This last week on UK television has featured at least two programmes covering heritage issues. On Wednesday, The Culture Show (BBC2) did a whistle-stop tour of various sites of contest and included historian Dr Richard Miles querying the very idea of heritage. On Thursday, the last in the series Heritage! The Battle for Britain’s Past (BBC4) illuminated the direction of policy after WW2. Meanwhile I have picked up on three stories surfacing in the printed media.
Adam Gabbatt (The Guardian, 21 March, page 23) focused on conflict in Memphis, Tennessee, over a park previously named after Nathan Bedford Forrest and now to be renamed. Forrest was a prominent 19th-century civic figure in Memphis, supposedly instrumental in bringing the railways to the city, served as a Lieutenant-General in the Confederate Army during the American Civil War (i.e. the losing side) and later became a city councillor and an early member of the Ku Klux Klan. Present day Klan members are opposing the change of name on the grounds that the council is ‘trying to erase white history from the history books’.
Mark Smith (The Guardian, 22 March, page 30) covered the story of Glossop Library in Derbyshire. The library is housed in the Victoria Hall, which was established through the patronage of Lord Howard in 1888 with a legal covenant that the land gifted to the town council should be ‘for the purpose of the erection of a public free library and public hall thereon’. The County Council wants to move its library out of the building, in trust to Glossop Borough Council, and build a brand new library at a cost of £2 million. A local campaign, Glossop Soul (Save Our Unique Library) opposes the move and wants the existing building to be modernised and kept in its intended use. Local opinion is divided.
Meanwhile in April’s issue of The Garden (magazine of the Royal Horticultural Society) there is an impassioned article (page 23) by Lia Leendertz in defence of public allotments. Some local authorities, strapped for cash as many are, seek to sell off publicly owned allotments to developers. They argue that this is in the wider interests of the overall community, while allotment holders are a minority of selfish, privileged individuals. The writer draws on the history of allotments to fight her corner, citing the 1845 General Enclosure Act. At that time some 615,000 acres of land were enclosed, while 2200 acres were converted into allotments for the poor (0.36%). There is (only arguably) less poverty and dependence on allotments, but these are ‘our last fingerhold on the vast tracts of land we could once call upon, carved off millions of acres at a time. No-one should be regarded as selfish for defending that’.
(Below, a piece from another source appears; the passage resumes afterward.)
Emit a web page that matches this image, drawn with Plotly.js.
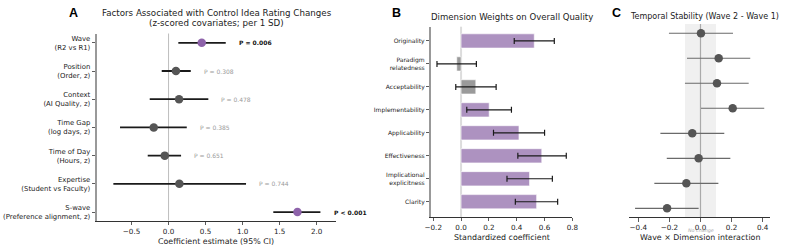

Heritage attaches to public park names, the products of a bygone era of gentry patronage and a long and unfinished battle over rights to common land. In each case a decision has to be made. In each case there are vociferous opponents and proponents and valid arguments on both sides. Heritage is an arena of cultural, social and political conflict, with underlying forces of change, both material and cultural. Who is to decide? Do the answers have to be homogenous? Should we sanitise history? Should what was decided in the past determine what we can do in the present and for the future?